## Task statement
Begin with the first line of the listing and quote every line through the one containing "431, 458, 462];"; give only those lines.
** START OF Information supplied **
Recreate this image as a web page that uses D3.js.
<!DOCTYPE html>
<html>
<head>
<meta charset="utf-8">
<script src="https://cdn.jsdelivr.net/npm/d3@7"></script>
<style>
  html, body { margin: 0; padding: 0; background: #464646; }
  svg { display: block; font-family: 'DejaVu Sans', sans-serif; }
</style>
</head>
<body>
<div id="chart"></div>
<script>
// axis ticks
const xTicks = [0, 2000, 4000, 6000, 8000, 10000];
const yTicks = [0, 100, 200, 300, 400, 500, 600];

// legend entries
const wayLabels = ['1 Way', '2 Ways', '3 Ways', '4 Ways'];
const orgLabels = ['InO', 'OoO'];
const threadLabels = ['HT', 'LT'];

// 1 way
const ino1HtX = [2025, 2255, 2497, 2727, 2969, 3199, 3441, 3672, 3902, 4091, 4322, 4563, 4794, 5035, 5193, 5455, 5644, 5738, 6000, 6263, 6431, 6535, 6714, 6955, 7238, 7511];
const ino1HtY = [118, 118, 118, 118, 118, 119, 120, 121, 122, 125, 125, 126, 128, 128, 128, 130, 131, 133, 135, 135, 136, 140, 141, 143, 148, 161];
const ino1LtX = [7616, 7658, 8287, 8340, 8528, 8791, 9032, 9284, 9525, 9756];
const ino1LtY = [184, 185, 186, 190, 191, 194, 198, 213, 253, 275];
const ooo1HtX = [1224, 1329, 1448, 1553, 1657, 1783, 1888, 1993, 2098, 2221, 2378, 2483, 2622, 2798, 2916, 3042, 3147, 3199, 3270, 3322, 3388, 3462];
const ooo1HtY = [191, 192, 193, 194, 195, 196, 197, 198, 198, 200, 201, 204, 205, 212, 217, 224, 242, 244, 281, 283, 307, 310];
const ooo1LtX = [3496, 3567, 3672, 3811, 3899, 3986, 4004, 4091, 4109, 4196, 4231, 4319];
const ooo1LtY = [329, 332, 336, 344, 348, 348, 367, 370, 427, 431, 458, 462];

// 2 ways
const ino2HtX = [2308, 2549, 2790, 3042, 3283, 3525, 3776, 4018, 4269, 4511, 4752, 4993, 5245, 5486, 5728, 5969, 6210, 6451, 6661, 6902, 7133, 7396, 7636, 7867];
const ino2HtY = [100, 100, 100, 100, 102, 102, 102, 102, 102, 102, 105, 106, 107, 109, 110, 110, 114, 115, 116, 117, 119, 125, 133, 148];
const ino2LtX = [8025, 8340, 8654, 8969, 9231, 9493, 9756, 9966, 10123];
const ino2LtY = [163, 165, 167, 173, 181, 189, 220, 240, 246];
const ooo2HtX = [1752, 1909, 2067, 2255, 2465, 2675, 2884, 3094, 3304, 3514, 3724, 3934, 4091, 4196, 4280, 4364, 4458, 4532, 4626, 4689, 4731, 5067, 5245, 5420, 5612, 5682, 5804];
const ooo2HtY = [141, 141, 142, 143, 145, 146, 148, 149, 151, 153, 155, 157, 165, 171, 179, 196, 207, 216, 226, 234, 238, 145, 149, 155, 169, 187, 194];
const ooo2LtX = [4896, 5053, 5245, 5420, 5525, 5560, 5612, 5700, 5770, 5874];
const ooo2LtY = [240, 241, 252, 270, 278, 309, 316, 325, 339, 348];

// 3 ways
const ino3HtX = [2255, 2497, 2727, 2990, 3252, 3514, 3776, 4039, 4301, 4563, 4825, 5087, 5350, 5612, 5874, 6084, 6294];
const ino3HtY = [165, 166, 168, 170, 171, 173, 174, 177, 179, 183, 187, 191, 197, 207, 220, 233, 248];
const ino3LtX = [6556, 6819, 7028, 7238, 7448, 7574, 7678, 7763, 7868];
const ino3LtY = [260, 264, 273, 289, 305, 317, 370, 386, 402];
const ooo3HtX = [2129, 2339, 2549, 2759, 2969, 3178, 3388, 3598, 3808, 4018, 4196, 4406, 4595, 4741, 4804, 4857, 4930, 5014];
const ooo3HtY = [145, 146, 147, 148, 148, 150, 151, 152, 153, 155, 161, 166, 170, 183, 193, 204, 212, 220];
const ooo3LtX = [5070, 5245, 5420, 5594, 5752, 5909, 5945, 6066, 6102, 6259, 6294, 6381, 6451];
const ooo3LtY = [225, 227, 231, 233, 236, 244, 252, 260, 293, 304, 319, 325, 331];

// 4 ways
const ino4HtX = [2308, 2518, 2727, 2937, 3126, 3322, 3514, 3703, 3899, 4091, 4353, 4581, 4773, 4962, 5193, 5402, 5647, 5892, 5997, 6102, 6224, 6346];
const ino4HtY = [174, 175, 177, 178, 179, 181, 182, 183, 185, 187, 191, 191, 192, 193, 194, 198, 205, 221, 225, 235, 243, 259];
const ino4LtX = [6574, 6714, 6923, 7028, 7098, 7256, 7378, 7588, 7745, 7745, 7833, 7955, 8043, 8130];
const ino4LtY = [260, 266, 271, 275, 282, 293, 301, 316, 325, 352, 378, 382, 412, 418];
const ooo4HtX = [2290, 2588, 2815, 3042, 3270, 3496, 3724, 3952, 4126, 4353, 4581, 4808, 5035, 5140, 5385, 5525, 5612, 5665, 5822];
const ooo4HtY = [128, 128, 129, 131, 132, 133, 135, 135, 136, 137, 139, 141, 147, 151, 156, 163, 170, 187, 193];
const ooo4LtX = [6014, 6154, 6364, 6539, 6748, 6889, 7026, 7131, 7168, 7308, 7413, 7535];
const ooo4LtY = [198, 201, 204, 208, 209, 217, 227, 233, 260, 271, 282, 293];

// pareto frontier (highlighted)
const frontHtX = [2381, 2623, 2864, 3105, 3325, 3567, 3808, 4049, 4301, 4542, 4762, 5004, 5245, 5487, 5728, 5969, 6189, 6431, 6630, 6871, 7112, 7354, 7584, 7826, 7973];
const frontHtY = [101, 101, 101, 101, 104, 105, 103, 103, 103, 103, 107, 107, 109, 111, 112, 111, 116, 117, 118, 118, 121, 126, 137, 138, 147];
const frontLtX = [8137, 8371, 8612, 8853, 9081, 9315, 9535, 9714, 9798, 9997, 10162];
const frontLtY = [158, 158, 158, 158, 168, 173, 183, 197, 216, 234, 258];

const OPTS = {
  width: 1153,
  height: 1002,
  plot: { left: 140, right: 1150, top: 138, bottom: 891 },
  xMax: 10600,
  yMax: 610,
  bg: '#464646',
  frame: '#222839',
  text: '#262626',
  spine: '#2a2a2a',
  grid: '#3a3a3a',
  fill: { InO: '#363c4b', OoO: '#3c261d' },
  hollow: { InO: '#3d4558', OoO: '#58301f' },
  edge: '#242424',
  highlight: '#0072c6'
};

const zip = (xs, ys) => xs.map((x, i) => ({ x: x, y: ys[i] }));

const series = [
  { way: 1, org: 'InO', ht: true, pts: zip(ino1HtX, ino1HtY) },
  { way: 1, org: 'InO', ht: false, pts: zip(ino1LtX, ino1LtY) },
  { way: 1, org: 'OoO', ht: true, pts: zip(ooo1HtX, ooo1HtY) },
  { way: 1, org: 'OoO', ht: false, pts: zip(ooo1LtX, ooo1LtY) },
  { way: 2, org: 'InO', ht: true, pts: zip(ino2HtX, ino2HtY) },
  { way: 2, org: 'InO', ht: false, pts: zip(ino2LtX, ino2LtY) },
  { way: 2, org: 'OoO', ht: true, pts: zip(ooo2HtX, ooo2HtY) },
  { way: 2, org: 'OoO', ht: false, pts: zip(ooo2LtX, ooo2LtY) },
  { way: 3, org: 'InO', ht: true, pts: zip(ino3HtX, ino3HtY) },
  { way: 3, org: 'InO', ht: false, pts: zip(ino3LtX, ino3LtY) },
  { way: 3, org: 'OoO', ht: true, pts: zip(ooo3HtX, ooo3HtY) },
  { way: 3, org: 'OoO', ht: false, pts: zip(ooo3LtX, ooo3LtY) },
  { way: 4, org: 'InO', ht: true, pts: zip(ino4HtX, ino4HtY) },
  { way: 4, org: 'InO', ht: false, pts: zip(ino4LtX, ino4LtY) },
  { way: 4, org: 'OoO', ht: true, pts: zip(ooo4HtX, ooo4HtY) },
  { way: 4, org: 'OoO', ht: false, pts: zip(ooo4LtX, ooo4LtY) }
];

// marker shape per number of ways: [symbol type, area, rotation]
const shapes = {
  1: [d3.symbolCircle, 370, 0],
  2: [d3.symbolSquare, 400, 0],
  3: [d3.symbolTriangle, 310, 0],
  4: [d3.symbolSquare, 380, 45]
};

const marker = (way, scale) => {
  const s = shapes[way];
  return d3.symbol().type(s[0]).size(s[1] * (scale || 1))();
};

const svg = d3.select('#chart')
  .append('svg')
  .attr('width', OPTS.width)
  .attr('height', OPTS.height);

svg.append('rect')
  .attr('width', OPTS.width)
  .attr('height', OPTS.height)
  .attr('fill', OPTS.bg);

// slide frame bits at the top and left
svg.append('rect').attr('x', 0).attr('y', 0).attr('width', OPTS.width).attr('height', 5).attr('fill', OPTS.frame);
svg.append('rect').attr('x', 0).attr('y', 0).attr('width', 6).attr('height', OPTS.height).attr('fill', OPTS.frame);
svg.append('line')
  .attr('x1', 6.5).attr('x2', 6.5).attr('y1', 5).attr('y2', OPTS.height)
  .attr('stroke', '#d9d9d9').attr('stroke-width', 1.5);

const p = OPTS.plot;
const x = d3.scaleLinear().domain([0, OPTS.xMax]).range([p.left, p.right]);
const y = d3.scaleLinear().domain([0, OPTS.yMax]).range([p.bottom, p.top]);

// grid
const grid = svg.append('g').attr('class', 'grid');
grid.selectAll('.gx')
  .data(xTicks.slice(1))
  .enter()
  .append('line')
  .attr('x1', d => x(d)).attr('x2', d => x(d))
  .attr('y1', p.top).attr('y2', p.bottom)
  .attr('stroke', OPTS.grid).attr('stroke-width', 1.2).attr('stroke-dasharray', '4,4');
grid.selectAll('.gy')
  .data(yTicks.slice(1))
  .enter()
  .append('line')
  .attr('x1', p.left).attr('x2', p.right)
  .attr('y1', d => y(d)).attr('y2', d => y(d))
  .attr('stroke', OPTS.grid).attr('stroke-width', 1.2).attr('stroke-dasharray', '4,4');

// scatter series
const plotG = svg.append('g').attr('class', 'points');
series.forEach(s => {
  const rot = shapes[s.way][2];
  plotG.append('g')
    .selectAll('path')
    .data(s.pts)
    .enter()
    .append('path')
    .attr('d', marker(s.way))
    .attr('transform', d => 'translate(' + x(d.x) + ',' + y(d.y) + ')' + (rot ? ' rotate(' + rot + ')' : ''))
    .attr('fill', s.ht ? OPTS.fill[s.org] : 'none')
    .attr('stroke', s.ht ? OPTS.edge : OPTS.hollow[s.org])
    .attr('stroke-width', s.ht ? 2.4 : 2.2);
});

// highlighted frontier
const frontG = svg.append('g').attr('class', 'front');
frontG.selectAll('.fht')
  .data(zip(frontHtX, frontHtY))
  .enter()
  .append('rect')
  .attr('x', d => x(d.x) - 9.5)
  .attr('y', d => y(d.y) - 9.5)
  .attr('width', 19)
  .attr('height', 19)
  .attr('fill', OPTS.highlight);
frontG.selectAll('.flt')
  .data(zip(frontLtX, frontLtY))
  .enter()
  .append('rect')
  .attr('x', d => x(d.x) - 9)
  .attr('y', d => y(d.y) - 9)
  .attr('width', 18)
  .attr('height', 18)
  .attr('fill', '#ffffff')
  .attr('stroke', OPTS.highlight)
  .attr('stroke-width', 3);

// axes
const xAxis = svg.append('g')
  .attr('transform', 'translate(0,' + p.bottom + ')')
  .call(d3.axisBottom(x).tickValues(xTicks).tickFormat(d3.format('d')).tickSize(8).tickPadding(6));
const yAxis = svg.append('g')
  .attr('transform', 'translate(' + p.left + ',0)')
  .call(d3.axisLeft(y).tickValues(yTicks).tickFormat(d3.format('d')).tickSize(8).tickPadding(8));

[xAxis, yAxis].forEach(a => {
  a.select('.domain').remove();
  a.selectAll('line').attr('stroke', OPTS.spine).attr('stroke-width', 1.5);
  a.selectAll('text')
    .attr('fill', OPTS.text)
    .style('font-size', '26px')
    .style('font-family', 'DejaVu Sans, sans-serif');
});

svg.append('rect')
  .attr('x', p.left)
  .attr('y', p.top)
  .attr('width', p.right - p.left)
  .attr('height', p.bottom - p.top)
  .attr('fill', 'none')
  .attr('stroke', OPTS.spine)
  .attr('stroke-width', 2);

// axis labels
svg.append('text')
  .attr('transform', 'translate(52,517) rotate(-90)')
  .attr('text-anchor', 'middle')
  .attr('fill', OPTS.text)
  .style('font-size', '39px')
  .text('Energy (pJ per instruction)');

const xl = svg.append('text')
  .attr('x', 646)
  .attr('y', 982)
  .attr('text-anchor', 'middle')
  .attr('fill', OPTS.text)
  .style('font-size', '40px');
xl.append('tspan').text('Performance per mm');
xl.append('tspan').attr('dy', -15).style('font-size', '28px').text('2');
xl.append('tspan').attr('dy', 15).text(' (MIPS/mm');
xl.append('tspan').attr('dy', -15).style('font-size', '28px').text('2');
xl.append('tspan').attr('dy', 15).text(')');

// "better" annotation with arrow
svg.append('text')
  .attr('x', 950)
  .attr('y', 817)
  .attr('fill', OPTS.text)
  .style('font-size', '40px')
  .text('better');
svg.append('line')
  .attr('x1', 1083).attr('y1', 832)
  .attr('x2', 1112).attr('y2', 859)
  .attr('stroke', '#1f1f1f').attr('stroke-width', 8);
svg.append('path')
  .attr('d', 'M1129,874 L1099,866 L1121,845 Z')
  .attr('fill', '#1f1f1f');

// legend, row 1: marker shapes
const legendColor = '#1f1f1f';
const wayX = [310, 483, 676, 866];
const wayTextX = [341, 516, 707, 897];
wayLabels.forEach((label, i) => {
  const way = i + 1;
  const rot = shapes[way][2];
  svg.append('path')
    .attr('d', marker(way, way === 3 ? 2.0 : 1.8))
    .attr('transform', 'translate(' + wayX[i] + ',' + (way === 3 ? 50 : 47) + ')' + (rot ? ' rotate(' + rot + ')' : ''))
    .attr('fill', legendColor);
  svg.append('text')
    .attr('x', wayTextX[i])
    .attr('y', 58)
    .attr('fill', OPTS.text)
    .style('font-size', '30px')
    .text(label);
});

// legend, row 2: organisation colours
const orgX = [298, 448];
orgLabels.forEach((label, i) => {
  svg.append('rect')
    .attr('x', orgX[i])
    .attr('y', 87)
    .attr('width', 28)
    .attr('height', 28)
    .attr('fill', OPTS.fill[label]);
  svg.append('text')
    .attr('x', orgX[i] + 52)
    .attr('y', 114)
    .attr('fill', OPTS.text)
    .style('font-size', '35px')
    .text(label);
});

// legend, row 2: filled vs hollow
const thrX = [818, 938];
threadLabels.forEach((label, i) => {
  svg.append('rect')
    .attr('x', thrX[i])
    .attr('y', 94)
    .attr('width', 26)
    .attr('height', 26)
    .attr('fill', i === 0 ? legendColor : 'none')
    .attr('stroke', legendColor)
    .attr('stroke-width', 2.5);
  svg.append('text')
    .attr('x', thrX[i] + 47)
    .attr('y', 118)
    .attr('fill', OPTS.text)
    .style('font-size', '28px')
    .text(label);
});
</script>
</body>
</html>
** END OF Information supplied **
## Correct response
Recreate this image as a web page that uses D3.js.
<!DOCTYPE html>
<html>
<head>
<meta charset="utf-8">
<script src="https://cdn.jsdelivr.net/npm/d3@7"></script>
<style>
  html, body { margin: 0; padding: 0; background: #464646; }
  svg { display: block; font-family: 'DejaVu Sans', sans-serif; }
</style>
</head>
<body>
<div id="chart"></div>
<script>
// axis ticks
const xTicks = [0, 2000, 4000, 6000, 8000, 10000];
const yTicks = [0, 100, 200, 300, 400, 500, 600];

// legend entries
const wayLabels = ['1 Way', '2 Ways', '3 Ways', '4 Ways'];
const orgLabels = ['InO', 'OoO'];
const threadLabels = ['HT', 'LT'];

// 1 way
const ino1HtX = [2025, 2255, 2497, 2727, 2969, 3199, 3441, 3672, 3902, 4091, 4322, 4563, 4794, 5035, 5193, 5455, 5644, 5738, 6000, 6263, 6431, 6535, 6714, 6955, 7238, 7511];
const ino1HtY = [118, 118, 118, 118, 118, 119, 120, 121, 122, 125, 125, 126, 128, 128, 128, 130, 131, 133, 135, 135, 136, 140, 141, 143, 148, 161];
const ino1LtX = [7616, 7658, 8287, 8340, 8528, 8791, 9032, 9284, 9525, 9756];
const ino1LtY = [184, 185, 186, 190, 191, 194, 198, 213, 253, 275];
const ooo1HtX = [1224, 1329, 1448, 1553, 1657, 1783, 1888, 1993, 2098, 2221, 2378, 2483, 2622, 2798, 2916, 3042, 3147, 3199, 3270, 3322, 3388, 3462];
const ooo1HtY = [191, 192, 193, 194, 195, 196, 197, 198, 198, 200, 201, 204, 205, 212, 217, 224, 242, 244, 281, 283, 307, 310];
const ooo1LtX = [3496, 3567, 3672, 3811, 3899, 3986, 4004, 4091, 4109, 4196, 4231, 4319];
const ooo1LtY = [329, 332, 336, 344, 348, 348, 367, 370, 427, 431, 458, 462];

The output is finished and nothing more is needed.